After days of heavy rain, flooding and tornadoes in New England, Hurricane Lee up next
Sep 13, 2023, 9:21 PM | Updated: Sep 14, 2023, 6:30 pm
PORTLAND, Maine (AP) — Days of wild weather that produced torrential rain, flooding, sinkholes and tornadoes in New England could be a prelude to something more dangerous lurking offshore — Hurricane Lee.
As the Category 1 system swirled southwest of Bermuda, Maine Gov. Janet Mills on Thursday declared a state of emergency, and the state was under its first hurricane watch in 15 years. The water-logged region prepared for 20-foot (6-meter) waves offshore and wind gusts up to 70 mph (112 kph), along with more rain.
Eastern Maine was under the hurricane watch while the rest of the state and an area extending south through Massachusetts were under a tropical storm warning. Powerful winds were expected to arrive late Friday in southern New England.
Although Lee did not contribute to the recent flooding, it threatened to exacerbate conditions in a region that is already much too wet.
The Coast Guard and emergency management agencies warned New England residents to be prepared, and utility companies brought in reinforcements to deal with power outages.
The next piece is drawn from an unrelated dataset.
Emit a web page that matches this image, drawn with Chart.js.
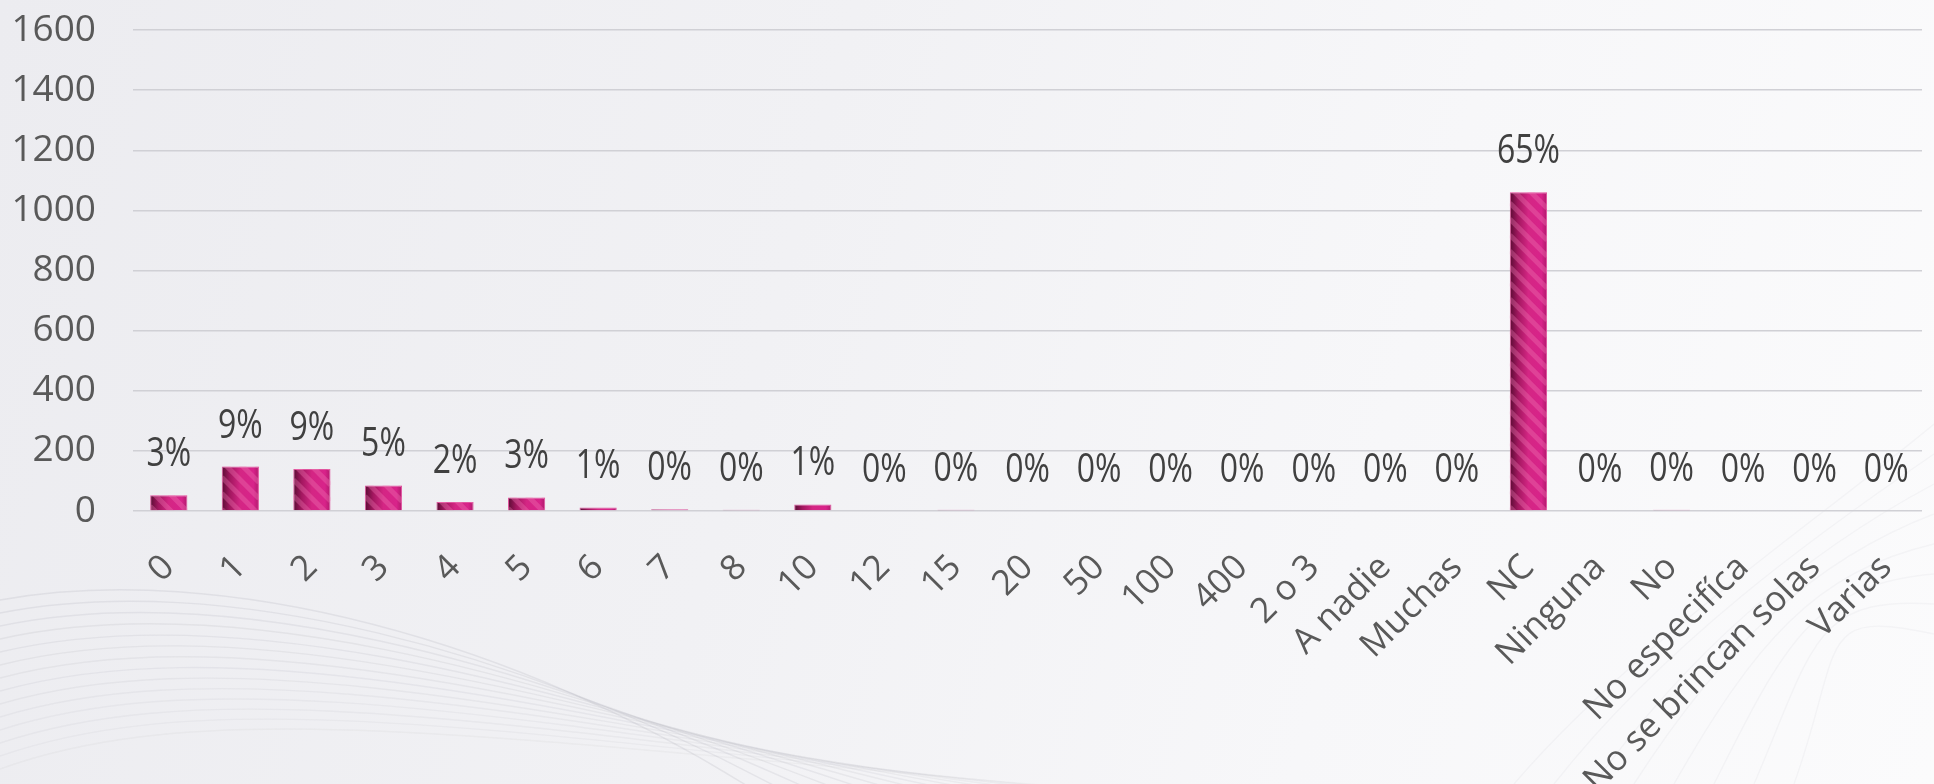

At Boothbay Harbor Marina in Maine, the community came together to remove boats from the water to keep them out of harm’s way.
“It’s a batten-down-the-hatches kind of day,” owner Kim Gillies said Thursday.
Similar scenes played out elsewhere, including at Kennebunkport Marina, where crews planned to take 100 boats out of the water, said Cathy Norton, marina manager.
Some people used the storm as an opportunity to put their boats into storage on land, bringing an abrupt end to the summer boating season, said John Lusty, owner of York Harbor Marine in York.
Commercial lobster fisherman Steve Train said fishermen have been sinking gear in deeper water to protect against storm damage. Fishing boats were also headed to the safety of harbors.
In Canada, residents of western Nova Scotia and southern New Brunswick were warned about the risk of power outages and flooding this weekend. A year ago, the remnants of Hurricane Fiona washed houses into the ocean, knocked out power to most of two provinces and swept a 72-year-old woman into the sea.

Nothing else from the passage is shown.